Maigret's Failure
- First edition
- Author: Georges Simenon
- Original title: Un échec de Maigret
- Translator: Daphne Woodward
- Language: French
- Series: Inspector Jules Maigret
- Genre: Detective fiction
- Publisher: Presses de la Cité, Hamish Hamilton
- Publication date: 1956
- Published in English: 1962
- Media type: Print
- Preceded by: Maigret Sets a Trap
- Followed by: Maigret's Little Joke

= Maigret's Failure =

Novel by Georges Simenon

Maigret's Failure (French: Un échec de Maigret) is a detective novel by the Belgian writer Georges Simenon featuring his famous creation Jules Maigret.

==Overview==
Fumal, an infamous bully and the owner of meat-packing industry, orders Maigret to protect him after he comes to believe his life is in danger. However, Maigret, who was one of Fumal's targets for offense as a child, does very little to protect the man.
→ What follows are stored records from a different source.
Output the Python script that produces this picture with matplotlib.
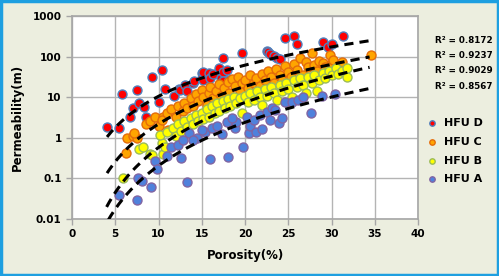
import numpy as np
import matplotlib
matplotlib.use("Agg")
import matplotlib.pyplot as plt
from matplotlib.patches import Rectangle

# HFU D
d_x = [4.0, 5.4, 5.8, 6.7, 7.0, 7.5, 7.7, 8.3, 8.6, 9.2, 10.0, 10.4, 10.7, 11.8, 12.4,
       12.5, 13.1, 13.3, 14.0, 14.1, 15.0, 15.0, 15.2, 15.2, 15.8, 16.0, 16.3, 17.0, 17.2,
       17.5, 17.5, 17.5, 17.9, 18.2, 19.6, 22.5, 22.7, 22.9, 23.4, 23.7, 24.0, 24.6, 25.7,
       26.0, 29.0, 29.6, 30.1, 31.3]
d_y = [1.8, 1.7, 12, 3.3, 5.4, 15, 7.2, 5.8, 3.2, 31, 7.5, 48, 16, 11, 16,
       15, 20, 14, 23, 25, 40, 30, 26, 42, 40, 30, 37, 52, 30,
       91, 42, 25, 47, 26, 123, 137, 130, 116, 103, 93, 87, 294, 327,
       204, 229, 173, 210, 326]

# HFU C
c_x = [6.2, 6.4, 7.0, 7.5, 7.2, 8.5, 9.0, 9.6, 10.0, 10.5, 10.4, 11.1, 11.0, 11.5, 12.0,
       12.2, 12.8, 13.0, 13.3, 13.8, 14.0, 14.3, 14.6, 15.0, 15.2, 15.6, 15.8, 16.0, 16.3,
       16.7, 17.0, 17.2, 17.6, 18.0, 18.2, 18.5, 18.8, 19.2, 19.4, 19.7, 20.0, 20.3, 20.6,
       21.0, 21.3, 21.7, 22.0, 22.3, 22.7, 23.0, 23.3, 23.6, 24.0, 24.3, 24.6, 25.0, 25.3,
       25.7, 26.0, 26.4, 26.7, 27.0, 27.3, 27.7, 28.0, 28.3, 28.6, 29.0, 29.3, 29.8, 30.0,
       30.2, 30.7, 31.2, 34.6]
c_y = [0.42, 1.0, 1.1, 1.0, 1.3, 2.2, 2.6, 3.2, 2.0, 3.2, 2.8, 1.6, 4.0, 5.0, 3.3,
       6.0, 4.5, 7.0, 5.5, 9.5, 6.0, 12, 8.0, 15, 10, 6.5, 13, 18, 9.5,
       14, 21, 11, 17, 24, 13, 28, 19, 32, 14, 22, 27, 17, 35,
       23, 30, 19, 38, 26, 45, 32, 22, 50, 36, 27, 58, 42, 32,
       65, 48, 93, 36, 72, 54, 124, 62, 44, 80, 70, 55, 108, 69,
       83, 60, 75, 108]

# HFU B
b_x = [5.9, 7.7, 8.2, 9.0, 9.2, 10.5, 10.4, 10.8, 10.2, 11.0, 11.7, 12.0, 12.3, 12.6, 13.0,
       13.3, 13.7, 14.0, 14.3, 14.6, 15.0, 15.2, 15.6, 15.8, 16.2, 16.5, 16.8, 17.0, 17.4,
       17.7, 18.0, 18.3, 18.7, 19.0, 19.4, 19.6, 20.0, 20.3, 20.6, 21.0, 21.4, 21.7, 22.0,
       22.3, 22.6, 23.0, 23.3, 23.7, 24.0, 24.3, 24.7, 25.0, 25.4, 25.7, 26.0, 26.4, 26.7,
       27.0, 27.3, 27.7, 28.0, 28.3, 28.6, 29.0, 29.3, 29.7, 30.0, 30.5, 30.8, 31.2, 31.8, 31.8]
b_y = [0.1, 0.53, 0.59, 0.4, 0.37, 0.4, 0.74, 0.6, 1.2, 1.4, 1.75, 1.1, 2.2, 1.5, 2.6,
       1.8, 3.0, 2.2, 3.6, 2.6, 4.2, 2.9, 5.0, 3.3, 6.0, 4.0, 7.0, 4.5, 8.0,
       5.5, 9.0, 6.0, 10, 7.0, 9.5, 4.0, 11, 7.5, 13, 8.5, 14, 10, 6.5,
       16, 11, 18, 12.5, 8.5, 20, 14, 23, 16, 10, 26, 18, 29, 20,
       13, 32, 23, 36, 14, 27, 40, 30, 45, 35, 52, 38, 44, 32, 52]

# HFU A
a_x = [5.4, 7.5, 7.6, 8.1, 9.1, 9.6, 9.8, 11.0, 11.5, 12.2, 12.6, 13.3, 14.4, 15.4, 15.9,
       16.2, 17.3, 17.9, 18.0, 18.8, 19.8, 20.2, 20.5, 20.6, 21.3, 22.0, 21.7, 22.5, 22.9,
       23.1, 23.5, 23.9, 24.3, 24.6, 25.4, 26.1, 26.7, 27.6, 28.9, 30.4, 13.5, 14.0, 12.8,
       15.0, 16.8, 19.0, 18.5, 21.0]
a_y = [0.04, 0.03, 0.1, 0.088, 0.06, 0.27, 0.17, 0.35, 0.6, 0.65, 0.31, 0.08, 1.0, 1.4, 0.3,
       1.75, 1.25, 2.45, 0.33, 1.75, 0.6, 3.2, 1.3, 1.9, 1.4, 1.65, 3.7, 4.3, 2.7,
       5.4, 4.9, 2.3, 3.1, 7.6, 7.6, 8.5, 10, 4.1, 11, 12, 1.3, 0.9, 0.9,
       1.6, 2.0, 2.5, 3.0, 2.8]

# power trendlines y = a * x^b (D, C, B, A)
fit_a = [0.0296, 0.001817, 1.207e-4, 5.86e-5]
fit_b = [2.551, 3.080, 3.680, 3.545]
fit_x0 = [4.05, 4.05, 4.0, 4.2]
fit_x1 = [34.4, 34.4, 34.4, 34.8]
r2_labels = ["R² = 0.8172", "R² = 0.9237", "R² = 0.9029", "R² = 0.8567"]

fig = plt.figure(figsize=(4.99, 2.76), dpi=100)
fig.patch.set_facecolor("#ECEEDF")
fig.patches.append(Rectangle((0.003, 0.005), 0.994, 0.99, transform=fig.transFigure,
                             fill=False, edgecolor="#1E9FE0", linewidth=2.5))

ax = fig.add_axes([0.1443, 0.2065, 0.6934, 0.7355])
ax.set_facecolor("white")

series = [
    (d_x, d_y, "#FF0000", "#4F81BD", "HFU D"),
    (c_x, c_y, "#FFA500", "#E46C0A", "HFU C"),
    (b_x, b_y, "#FFFF00", "#9BBB59", "HFU B"),
    (a_x, a_y, "#4F81DC", "#8064A2", "HFU A"),
]
for xs, ys, fc, ec, name in series:
    ax.scatter(xs, ys, s=42, facecolor=fc, edgecolor=ec, linewidth=1.0, zorder=3, label=name)

for a, b, x0, x1 in zip(fit_a, fit_b, fit_x0, fit_x1):
    xx = np.linspace(x0, x1, 200)
    ax.plot(xx, a * xx ** b, color="black", linestyle=(0, (3, 2)), linewidth=2.2, zorder=4)

ax.set_yscale("log")
ax.set_xlim(0, 40)
ax.set_ylim(0.01, 1000)
ax.set_xticks(range(0, 41, 5))
ax.set_yticks([0.01, 0.1, 1, 10, 100, 1000])
ax.set_yticklabels(["0.01", "0.1", "1", "10", "100", "1000"])
ax.minorticks_off()
ax.grid(True, color="#B4B4B4", linewidth=1.0)
ax.set_axisbelow(True)
for sp in ax.spines.values():
    sp.set_color("#A6A6A6")
    sp.set_linewidth(1.2)
ax.tick_params(colors="#A6A6A6", length=4, width=1.0, labelcolor="black", labelsize=7.5)
for lab in ax.get_xticklabels() + ax.get_yticklabels():
    lab.set_fontweight("bold")

ax.set_xlabel("Porosity(%)", fontsize=8.5, fontweight="bold", labelpad=7)
ax.set_ylabel("Permeability(m)", fontsize=8.5, fontweight="bold", labelpad=6)

r2_y = [0.855, 0.80, 0.745, 0.688]
for txt, yy in zip(r2_labels, r2_y):
    fig.text(0.872, yy, txt, fontsize=6.3, fontweight="bold", va="center")

leg = ax.legend(loc="upper left", bbox_to_anchor=(0.98, 0.545), frameon=False,
                handletextpad=0.05, labelspacing=0.78, markerscale=0.6,
                prop={"size": 8, "weight": "bold"})

fig.savefig("out.png", dpi=100, facecolor=fig.get_facecolor())
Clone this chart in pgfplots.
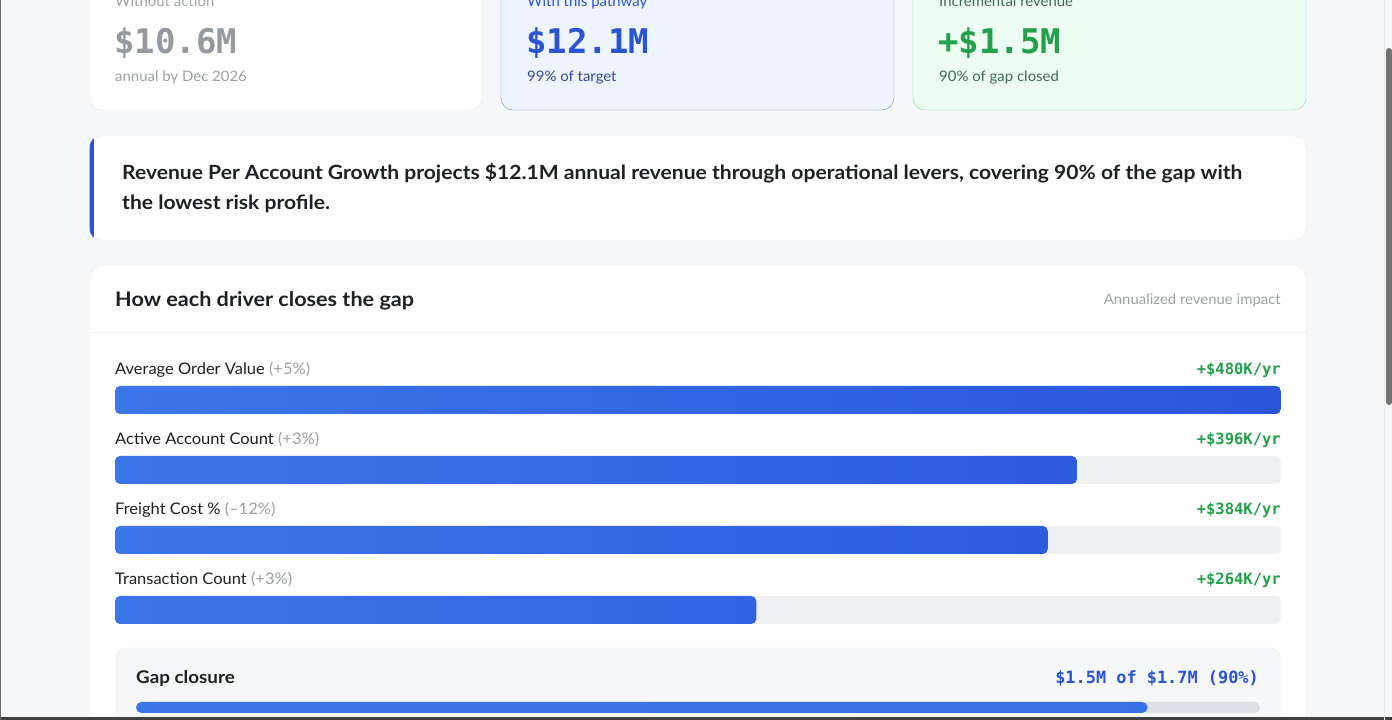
\documentclass[border=0pt]{standalone}
\usepackage{fontspec}
\setmainfont{Lato}[FakeStretch=1.03]
\newfontfamily\sbf{Lato}[FakeStretch=1.075]
\newfontfamily\mono{DejaVu Sans Mono}
\usepackage{pgfplots}
\usepackage{pgfplotstable}
\pgfplotsset{compat=1.18}
\definecolor{pagebg}{HTML}{F5F7F9}
\definecolor{cardborder}{HTML}{E6E8EB}
\definecolor{ink}{HTML}{1D2025}
\definecolor{muted}{HTML}{9CA1A8}
\definecolor{numgray}{HTML}{959AA1}
\definecolor{blueA}{HTML}{2A54D2}
\definecolor{blueSub}{HTML}{34489A}
\definecolor{blueBg}{HTML}{EEF4FD}
\definecolor{blueBorder}{HTML}{6A8EDA}
\definecolor{greenA}{HTML}{22A04A}
\definecolor{greenSub}{HTML}{3F6B50}
\definecolor{greenBg}{HTML}{EDFDF2}
\definecolor{greenBorder}{HTML}{7FD99B}
\definecolor{track}{HTML}{EEF0F2}
\definecolor{track2}{HTML}{DDE1E5}
\definecolor{barL}{HTML}{3B76E9}
\definecolor{barR}{HTML}{2A55DA}
\definecolor{gapbg}{HTML}{F5F7F9}
\newcommand{\fs}[1]{\fontsize{#1}{#1}\selectfont}

% driver impacts, $K per year (top to bottom at y = 4,3,2,1)
\pgfplotstableread{
y  impact full
4  480    480
3  396    480
2  384    480
1  264    480
}\drivers

\begin{document}
\begin{tikzpicture}[x=1pt,y=1pt]
\useasboundingbox (0,0) rectangle (1392,720);
\clip (0,0) rectangle (1392,720);
\fill[pagebg] (0,0) rectangle (1392,720);

% ---- top cards ----
\draw[cardborder, fill=white, rounded corners=12] (90,720-110) rectangle (482,760);
\draw[blueBorder, fill=blueBg, rounded corners=12] (501,720-110) rectangle (894,760);
\draw[greenBorder, fill=greenBg, rounded corners=12] (913,720-110) rectangle (1306,760);

\node[anchor=base west, inner sep=0, text=muted, font=\fs{14.5}] at (115,720-6.5) {Without action};
\node[anchor=base west, inner sep=0, text=numgray, font=\mono\bfseries\fs{34}] at (114,720-54) {\$10.6M};
\node[anchor=base west, inner sep=0, text=muted, font=\fs{14.5}] at (115,720-82) {annual by Dec 2026};

\node[anchor=base west, inner sep=0, text=blueA, font=\fs{14.5}] at (527,720-6.5) {With this pathway};
\node[anchor=base west, inner sep=0, text=blueA, font=\mono\bfseries\fs{34}] at (526,720-54) {\$12.1M};
\node[anchor=base west, inner sep=0, text=blueSub, font=\fs{14.5}] at (527,720-82) {99\% of target};

\node[anchor=base west, inner sep=0, text=greenSub, font=\fs{14.5}] at (939,720-6.5) {Incremental revenue};
\node[anchor=base west, inner sep=0, text=greenA, font=\mono\bfseries\fs{34}] at (938,720-54) {+\$1.5M};
\node[anchor=base west, inner sep=0, text=greenSub, font=\fs{14.5}] at (939,720-82) {90\% of gap closed};

% ---- insight box ----
\draw[cardborder, fill=white, rounded corners=12] (90,720-240) rectangle (1306,720-136);
\begin{scope}
\clip[rounded corners=12] (89.5,720-240.5) rectangle (1306,720-135.5);
\fill[blueA] (89,720-241) rectangle (93.5,720-135);
\end{scope}
\node[anchor=base west, inner sep=0, text=ink, font=\sbf\bfseries\fs{19.6}] at (122,720-180) {Revenue Per Account Growth projects \$12.1M annual revenue through operational levers, covering 90\% of the gap with};
\node[anchor=base west, inner sep=0, text=ink, font=\sbf\bfseries\fs{19.6}] at (122,720-210) {the lowest risk profile.};

% ---- main card ----
\draw[cardborder, fill=white, rounded corners=14] (90,-40) rectangle (1306,720-265);
\draw[track, line width=1pt] (90.5,720-333) -- (1305.5,720-333);
\node[anchor=base west, inner sep=0, text=ink, font=\sbf\bfseries\fs{20.1}] at (115,720-306.5) {How each driver closes the gap};
\node[anchor=base east, inner sep=0, text=muted, font=\fs{14.5}] at (1281,720-304.5) {Annualized revenue impact};

\node[anchor=base west, inner sep=0, font=\fs{16}] at (115,720-374.5) {\textcolor{ink}{Average Order Value} \textcolor{muted}{(+5\%)}};
\node[anchor=base west, inner sep=0, font=\fs{16}] at (115,720-444.5) {\textcolor{ink}{Active Account Count} \textcolor{muted}{(+3\%)}};
\node[anchor=base west, inner sep=0, font=\fs{16}] at (115,720-514.5) {\textcolor{ink}{Freight Cost \%} \textcolor{muted}{(--12\%)}};
\node[anchor=base west, inner sep=0, font=\fs{16}] at (115,720-584.5) {\textcolor{ink}{Transaction Count} \textcolor{muted}{(+3\%)}};

\node[anchor=base east, inner sep=0, text=greenA, font=\mono\bfseries\fs{15.5}] at (1281,720-374.5) {+\$480K/yr};
\node[anchor=base east, inner sep=0, text=greenA, font=\mono\bfseries\fs{15.5}] at (1281,720-444.5) {+\$396K/yr};
\node[anchor=base east, inner sep=0, text=greenA, font=\mono\bfseries\fs{15.5}] at (1281,720-514.5) {+\$384K/yr};
\node[anchor=base east, inner sep=0, text=greenA, font=\mono\bfseries\fs{15.5}] at (1281,720-584.5) {+\$264K/yr};

\begin{axis}[at={(115pt,75pt)}, anchor=south west, scale only axis,
  width=1166pt, height=280pt, xmin=0, xmax=480, ymin=0.5, ymax=4.5,
  hide axis, clip=false, xbar, bar width=28pt, bar shift=0pt]
  \addplot[draw=none, fill=track, rounded corners=5pt] table[x=full, y=y] {\drivers};
  \addplot[draw=none, left color=barL, right color=barR, rounded corners=5pt] table[x=impact, y=y] {\drivers};
\end{axis}

% ---- gap closure ----
\draw[cardborder, fill=gapbg, rounded corners=10] (116,-40) rectangle (1280,720-648);
\node[anchor=base west, inner sep=0, text=ink, font=\sbf\bfseries\fs{17.5}] at (136,720-684) {Gap closure};
\node[anchor=base east, inner sep=0, text=blueA, font=\mono\bfseries\fs{16.9}] at (1259,720-684) {\$1.5M of \$1.7M (90\%)};

\begin{axis}[at={(136pt,7pt)}, anchor=south west, scale only axis,
  width=1124pt, height=11pt, xmin=0, xmax=100, ymin=0.5, ymax=1.5,
  hide axis, clip=false, xbar, bar width=11pt, bar shift=0pt]
  \addplot[draw=none, fill=track2, rounded corners=5.5pt] coordinates {(100,1)};
  \addplot[draw=none, left color=barL, right color=barL!85!barR, rounded corners=5.5pt] coordinates {(90,1)};
\end{axis}

% ---- window chrome ----
\fill[black!75] (0,0) rectangle (1392,2.5);
\fill[black!60] (0,0) rectangle (1,720);
\draw[black!8] (1384,0) -- (1384,720);
\fill[black!55, rounded corners=3] (1386,720-405) rectangle (1392,720-48);
\end{tikzpicture}
\end{document}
Later, Fumal is viciously slaughtered; Maigret blames himself for not preventing the murder, and must go about the agonizing task of discovering the murdered butcher's killer.

==Publishing history==
Originally published in French in 1956 by Presses de la Cité as Un Echec de Maigret, the first English translation (translated by Daphne Woodward) was published by Hamish Hamilton in 1962. It was included in two anthologies, A Maigret Quartet (1972) and A Maigret Trio (1983).

==Adaptations==
A BBC TV version of the book first aired on November 6, 1961, under the title Death of a Butcher with Rupert Davies playing Maigret.

Jean Richard played Maigret in the 1987 French TV version and Bruno Cremer in the 2003 adaptation.

It was adapted again as the third and fourth episodes of the 2025 PBS Masterpiece series Maigret with Benjamin Wainwright in the lead.